Though postal shipments represent a smaller share of trade by value, their role in air cargo networks is disproportionately significant. ICAO estimates that international postal consignments account for 10–12% of global air freight tonnage.
On the India–US corridor, postal flows contribute consistent volumes that help stabilize bellyhold utilization on passenger aircraft. The suspension disrupts not only airlines’ cargo revenues but also express and forwarder operations. Reduced postal uplift could weaken load factors, drive pricing adjustments, and increase competition for freighter capacity.
With India’s trade costs already 14% of goods value, compared with 8–10% in developed economies (World Bank), new customs-related inefficiencies risk further eroding competitiveness.
For freight forwarders, the immediate effects are mixed. Exporters unable to use postal channels may divert traffic toward express or commercial freight, boosting demand. Yet compliance risks and administrative burdens tied to unclear duty collection processes could undermine profitability.
Express operators face similar challenges. The Express Industry Council of India (EICI), in partnership with KPMG, recently projected the sector to double to USD 22 billion by 2030. However, the absence of predictable customs frameworks could slow growth.
The Ministry of Communication stressed:
“Express and postal services play a complementary role in enabling MSMEs and exporters to reach overseas customers quickly. Any uncertainty in customs rules risks discouraging small exporters and driving up costs.”
Without a clear framework, express networks may need to redesign routes, absorb higher operating costs, or pass them on to exporters, threatening the viability of cross-border small consignments.
The disruption may hit MSMEs hardest. Contributing 30% of India’s GDP and more than 40% of exports (World Bank), these enterprises rely heavily on low-value postal shipments.
The abolition of de minimis could make Indian products less competitive. For example, a USD 200 handicraft from Jaipur to New York, once exempt, will now incur duties, eroding margins. By contrast, Mexico and Canada, benefiting from preferential USMCA agreements, maintain tariff advantages.

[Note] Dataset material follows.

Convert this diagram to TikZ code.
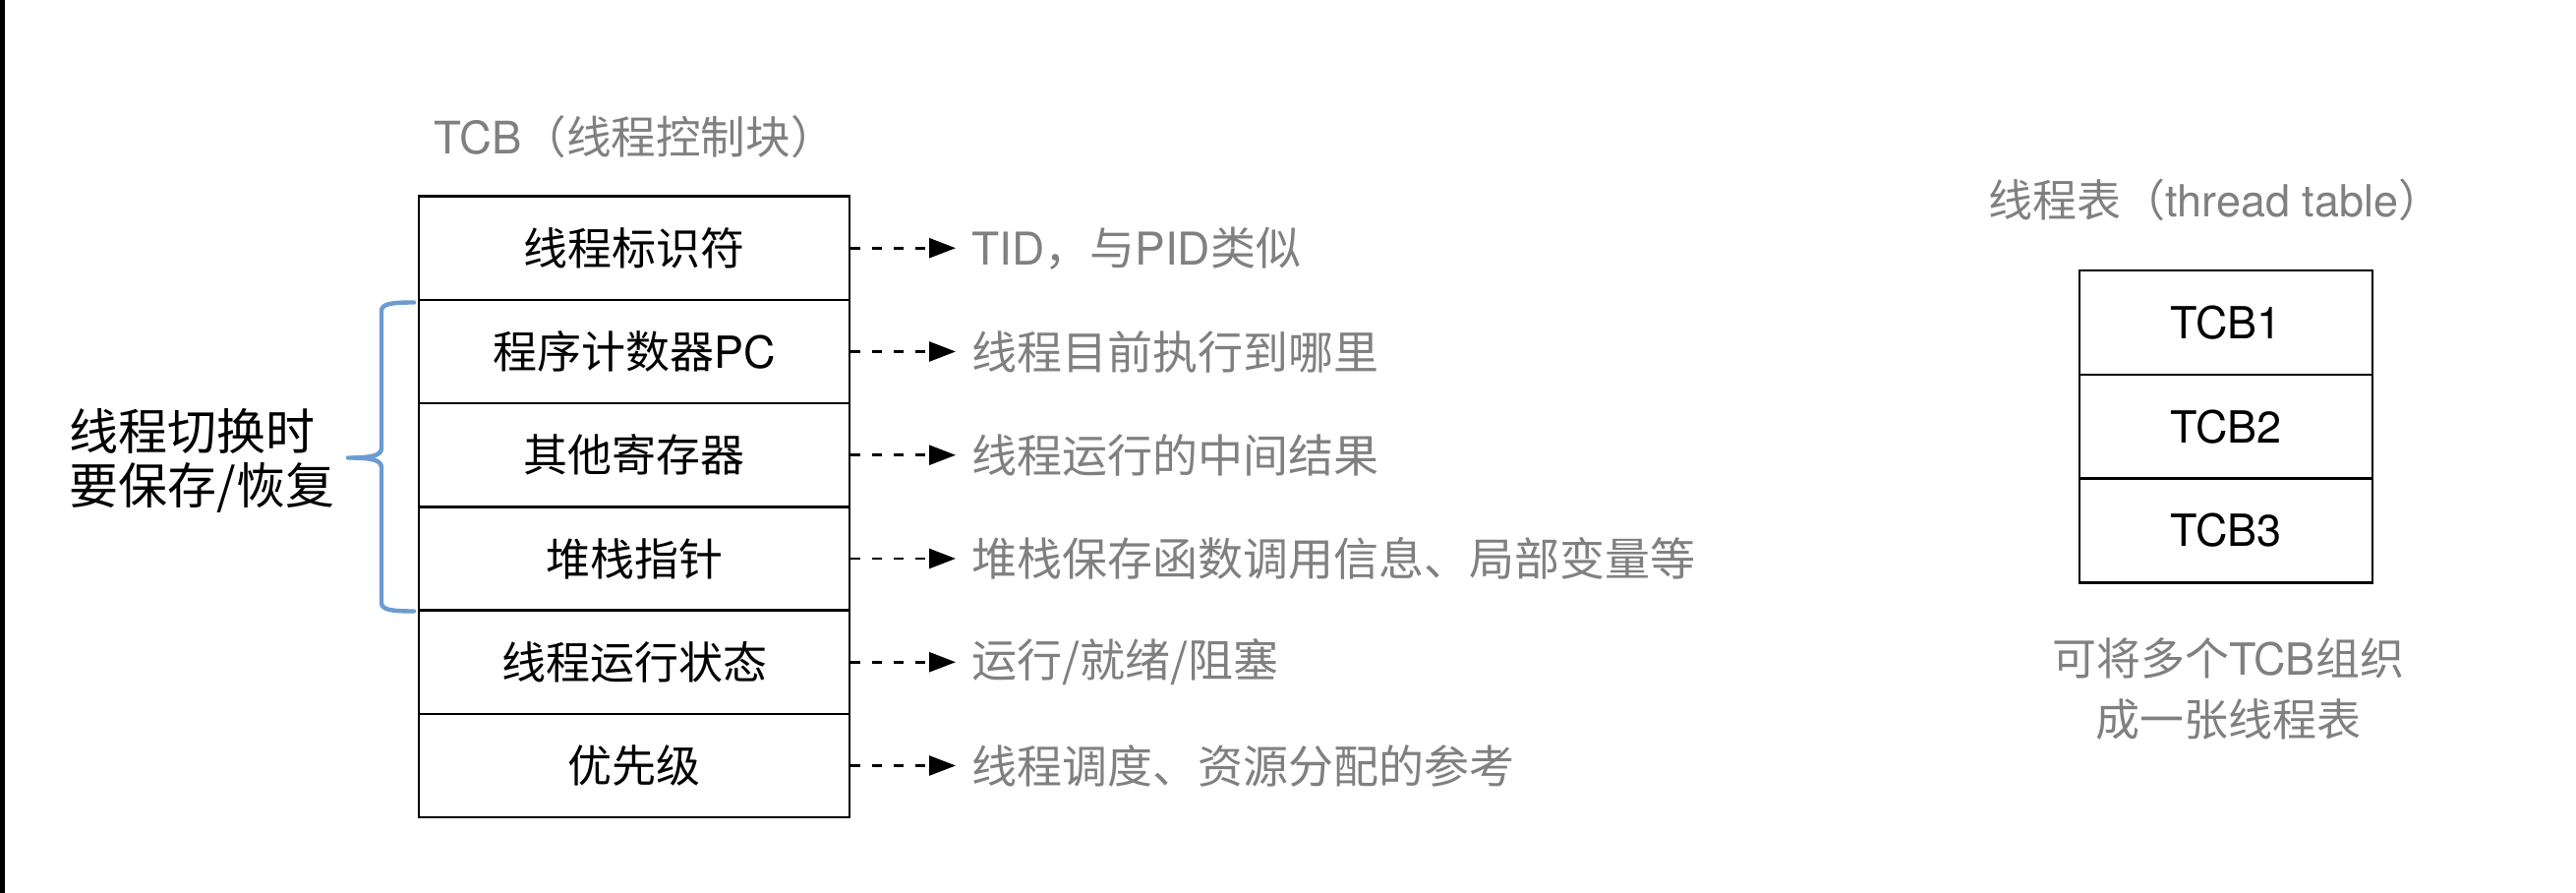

This creates policy pressure for New Delhi to support small exporters—whether through export subsidies, simplified customs procedures, or accelerated trade negotiations with Washington.
The suspension underscores the interdependence of postal flows and broader air cargo resilience. Interline agreements that included postal consignments are now compromised, with several carriers citing “lack of operational readiness” to serve as CBP duty collectors.
India has ambitions to position itself as a regional air cargo hub, with major investments in Delhi, Mumbai, Bengaluru, and Navi Mumbai airports. If postal and e-commerce flows—seen as the backbone of future demand—are undermined, investor confidence may falter.
Additionally, displaced flows may be absorbed by competing hubs in Dubai, Doha, and Singapore, which offer smoother customs clearance and integrated express handling.
The episode offers important lessons for policymakers and industry stakeholders:
What began as a regulatory amendment in Washington has become a stress test for India’s air cargo and logistics system. The disruption illustrates how policy shocks reverberate across supply chains, affecting exporters, postal services, airlines, and airports alike.
As India and the US deepen their strategic and commercial ties, resolving the postal impasse will be vital to sustaining bilateral trade momentum.
For the air cargo industry, the episode serves as a reminder: resilience depends not only on infrastructure and fleet capacity but also on regulatory agility.
In the coming months, the key question will be whether both governments can rapidly harmonize customs processes to restore postal flows. Until then, freight forwarders, airlines, and exporters must navigate an environment of higher costs, tighter capacity, and elevated competition—conditions that could reshape one of the world’s most dynamic air trade corridors.